* BEGIN *
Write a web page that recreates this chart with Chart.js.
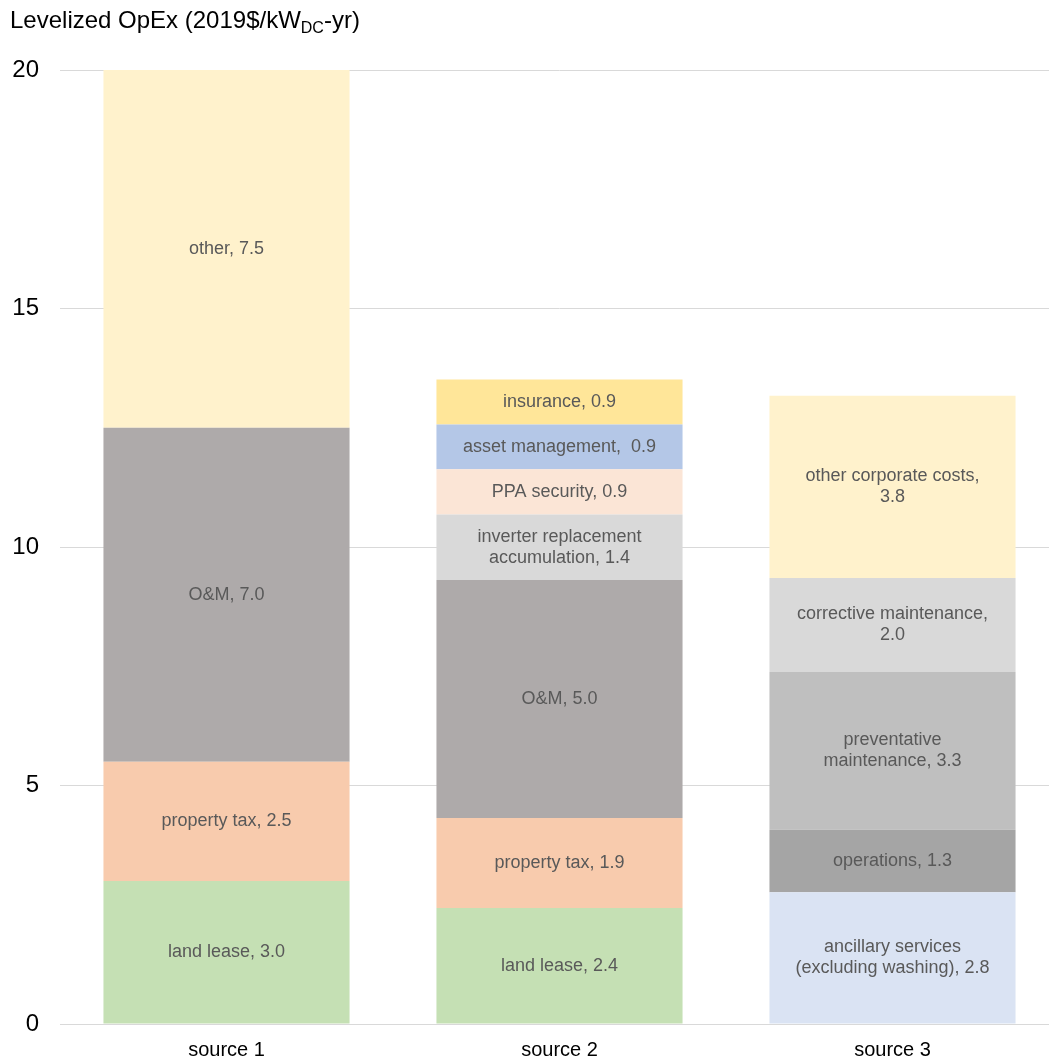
<!DOCTYPE html>
<html>
<head>
<meta charset="utf-8">
<script src="https://cdn.jsdelivr.net/npm/chart.js@4/dist/chart.umd.min.js"></script>
<style>
html,body{margin:0;padding:0;background:#fff;overflow:hidden;}
#wrap{position:relative;width:1062px;height:1061px;}
</style>
</head>
<body>
<div id="wrap"><canvas id="c"></canvas></div>
<script>
const categories = ['source 1', 'source 2', 'source 3'];
const yTicks = [0, 5, 10, 15, 20];
const titleMain = 'Levelized OpEx (2019$/kW';
const titleSub = 'DC';
const titleEnd = '-yr)';

const source1Values = [3.0, 2.5, 7.0, 7.5];
const source1Labels = ['land lease, 3.0', 'property tax, 2.5', 'O&M, 7.0', 'other, 7.5'];
const source2Values = [2.43, 1.89, 4.99, 1.37, 0.95, 0.94, 0.94];
const source2Labels = ['land lease, 2.4', 'property tax, 1.9', 'O&M, 5.0', 'inverter replacement\naccumulation, 1.4', 'PPA security, 0.9', 'asset management,  0.9', 'insurance, 0.9'];
const source3Values = [2.76, 1.31, 3.31, 1.97, 3.82];
const source3Labels = ['ancillary services\n(excluding washing), 2.8', 'operations, 1.3', 'preventative\nmaintenance, 3.3', 'corrective maintenance,\n2.0', 'other corporate costs,\n3.8'];

const source1Colors = ['#c5e0b4', '#f8cbad', '#aeaaaa', '#fff2cc'];
const source2Colors = ['#c5e0b4', '#f8cbad', '#aeaaaa', '#d9d9d9', '#fbe5d6', '#b4c7e7', '#ffe699'];
const source3Colors = ['#dae3f3', '#a5a5a5', '#bfbfbf', '#d9d9d9', '#fff2cc'];

const FONT = '"Liberation Sans", Arial, sans-serif';

const datasets = [];
[[source1Values, source1Labels, source1Colors], [source2Values, source2Labels, source2Colors], [source3Values, source3Labels, source3Colors]].forEach((grp, ci) => {
  grp[0].forEach((v, i) => {
    const d = categories.map((_, k) => k === ci ? v : null);
    datasets.push({label: grp[1][i], data: d, backgroundColor: grp[2][i], borderWidth: 0, stack: 's', segLabel: grp[1][i]});
  });
});

const labelPlugin = {
  id: 'segLabels',
  afterDatasetsDraw(chart) {
    const ctx = chart.ctx;
    ctx.save();
    ctx.font = '18px ' + FONT;
    ctx.fillStyle = '#595959';
    ctx.textAlign = 'center';
    ctx.textBaseline = 'middle';
    chart.data.datasets.forEach((ds, di) => {
      const meta = chart.getDatasetMeta(di);
      meta.data.forEach((bar, idx) => {
        if (ds.data[idx] == null) return;
        const cy = (bar.y + bar.base) / 2;
        const lines = ds.segLabel.split('\n');
        const lh = 21;
        lines.forEach((ln, li) => {
          ctx.fillText(ln, bar.x, cy + (li - (lines.length - 1) / 2) * lh);
        });
      });
    });
    ctx.restore();
  }
};

const titlePlugin = {
  id: 'titleSub',
  afterDraw(chart) {
    const ctx = chart.ctx;
    ctx.save();
    ctx.fillStyle = '#000';
    ctx.textBaseline = 'alphabetic';
    ctx.textAlign = 'left';
    let x = 10, y = 28;
    ctx.font = '24px ' + FONT;
    ctx.fillText(titleMain, x, y);
    x += ctx.measureText(titleMain).width;
    ctx.font = '16px ' + FONT;
    ctx.fillText(titleSub, x, y + 5);
    x += ctx.measureText(titleSub).width;
    ctx.font = '24px ' + FONT;
    ctx.fillText(titleEnd, x, y);
    ctx.restore();
  }
};

new Chart(document.getElementById('c'), {
  type: 'bar',
  data: {labels: categories, datasets},
  options: {
    responsive: true,
    maintainAspectRatio: false,
    animation: false,
    layout: {padding: {top: 70, right: 3, left: 0, bottom: 0}},
    plugins: {legend: {display: false}, tooltip: {enabled: false}},
    datasets: {bar: {barPercentage: 0.739, categoryPercentage: 1}},
    scales: {
      x: {
        stacked: true,
        grid: {display: false},
        border: {display: true, color: '#d9d9d9', width: 1},
        ticks: {color: '#000', font: {family: FONT, size: 20}, padding: 6},
        afterFit(s) { s.height = 37; }
      },
      y: {
        stacked: true,
        min: 0, max: 20,
        afterBuildTicks(s) { s.ticks = yTicks.map(v => ({value: v})); },
        grid: {color: '#d9d9d9', lineWidth: 1, drawTicks: false},
        border: {display: false},
        ticks: {color: '#000', font: {family: FONT, size: 24}, padding: 21},
        afterFit(s) { s.width = 60; }
      }
    }
  },
  plugins: [labelPlugin, titlePlugin]
});
</script>
</body>
</html>
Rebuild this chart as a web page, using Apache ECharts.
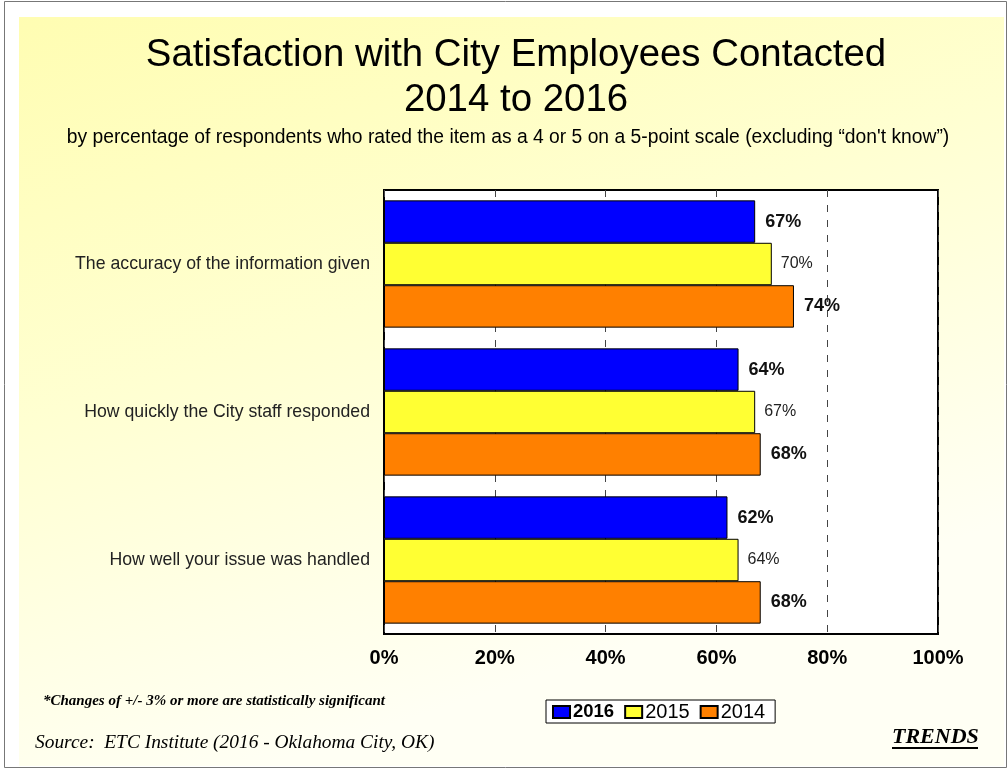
<!DOCTYPE html>
<html>
<head>
<meta charset="utf-8">
<script src="https://cdn.jsdelivr.net/npm/echarts@6/dist/echarts.min.js"></script>
<style>
  html, body { margin: 0; padding: 0; background: #ffffff; }
  #chart { width: 1007px; height: 771px; }
</style>
</head>
<body>
<div id="chart"></div>
<script>
// Survey items, top to bottom
const categories = [
  'The accuracy of the information given',
  'How quickly the City staff responded',
  'How well your issue was handled'
];
// Percent rating 4 or 5, per year
const values2016 = [67, 64, 62];
const values2015 = [70, 67, 64];
const values2014 = [74, 68, 68];
const xTicks = [0, 20, 40, 60, 80, 100];

const chart = echarts.init(document.getElementById('chart'), null, { renderer: 'canvas' });

const SANS = 'Liberation Sans, Arial, sans-serif';
const boldLabel = {
  show: true, position: 'right', distance: 10,
  formatter: '{c}%', fontFamily: SANS,
  fontSize: 18, fontWeight: 'bold', color: '#111'
};
const plainLabel = {
  show: true, position: 'right', distance: 9,
  formatter: '{c}%', fontFamily: SANS,
  fontSize: 16, fontWeight: 'normal', color: '#222'
};

function barSeries(name, data, color, label) {
  return {
    name: name, type: 'bar', data: data,
    barGap: '0%', barCategoryGap: '14%',
    itemStyle: { color: color, borderColor: '#000', borderWidth: 1 },
    label: label,
    emphasis: { disabled: true }
  };
}

chart.setOption({
  animation: false,
  textStyle: { fontFamily: SANS },
  graphic: [
    // page frame
    { type: 'rect', z: -10, silent: true,
      shape: { x: 4.5, y: 1.5, width: 1002, height: 766 },
      style: { fill: '#ffffff', stroke: '#777', lineWidth: 1 } },
    // tinted backdrop
    { type: 'rect', z: -9, silent: true,
      shape: { x: 19, y: 17, width: 985, height: 749 },
      style: { fill: new echarts.graphic.LinearGradient(0, 0, 0.25, 1, [
        { offset: 0, color: '#FFFDB2' },
        { offset: 0.5, color: '#FFFFD2' },
        { offset: 1, color: '#FFFFF4' }
      ]) } },
    { type: 'text', left: 43, top: 694,
      style: { text: '*Changes of +/- 3% or more are statistically significant',
        font: 'italic bold 15px "Liberation Serif", "Times New Roman", serif', fill: '#000' } },
    { type: 'text', left: 35, top: 733,
      style: { text: 'Source:  ETC Institute (2016 - Oklahoma City, OK)',
        font: 'italic 19.4px "Liberation Serif", "Times New Roman", serif', fill: '#000' } },
    { type: 'text', left: 892, top: 726,
      style: { text: 'TRENDS',
        font: 'italic bold 22px "Liberation Serif", "Times New Roman", serif', fill: '#000' } },
    { type: 'rect', silent: true, shape: { x: 892, y: 747, width: 86, height: 2 },
      style: { fill: '#000' } }
  ],
  title: [
    { text: 'Satisfaction with City Employees Contacted\n2014 to 2016',
      left: 511, top: 28, textAlign: 'center',
      textStyle: { fontSize: 38.4, fontWeight: 'normal', color: '#000', lineHeight: 45,
        fontFamily: SANS } },
    { text: 'by percentage of respondents who rated the item as a 4 or 5 on a 5-point scale (excluding \u201Cdon\'t know\u201D)',
      left: 503, top: 123, textAlign: 'center',
      textStyle: { fontSize: 19.3, fontWeight: 'normal', color: '#000', fontFamily: SANS } }
  ],
  legend: {
    left: 546, top: 700, orient: 'horizontal',
    backgroundColor: '#fff', borderColor: '#000', borderWidth: 1,
    padding: [2, 10, 1, 6], itemGap: 10, itemWidth: 17, itemHeight: 12,
    icon: 'rect', selectedMode: false,
    textStyle: { fontSize: 20, color: '#000', padding: [0, 0, 0, -2] },
    data: [
      { name: '2016', textStyle: { fontWeight: 'bold', fontSize: 18.5 } },
      { name: '2015' },
      { name: '2014' }
    ]
  },
  grid: {
    left: 384, top: 190, width: 554, height: 444,
    show: true, backgroundColor: '#ffffff', borderColor: '#000', borderWidth: 2
  },
  xAxis: {
    type: 'value', min: xTicks[0], max: xTicks[xTicks.length - 1], interval: 20,
    axisLine: { show: false }, axisTick: { show: false },
    axisLabel: { formatter: '{value}%', fontSize: 20, fontWeight: 'bold', color: '#000', margin: 14 },
    splitLine: { show: true, lineStyle: { color: '#444', type: [7, 8], width: 1 } }
  },
  yAxis: {
    type: 'category', data: categories, inverse: true,
    axisLine: { show: false }, axisTick: { show: false },
    axisLabel: { fontSize: 17.7, color: '#222', margin: 14 }
  },
  series: [
    barSeries('2016', values2016, '#0000FF', boldLabel),
    barSeries('2015', values2015, '#FFFF33', plainLabel),
    barSeries('2014', values2014, '#FF8000', boldLabel)
  ]
});
</script>
</body>
</html>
* END *
Required task
Copy out each line of the entries that holds "this".

Response
Write a web page that recreates this chart with Chart.js.
Rebuild this chart as a web page, using Apache ECharts.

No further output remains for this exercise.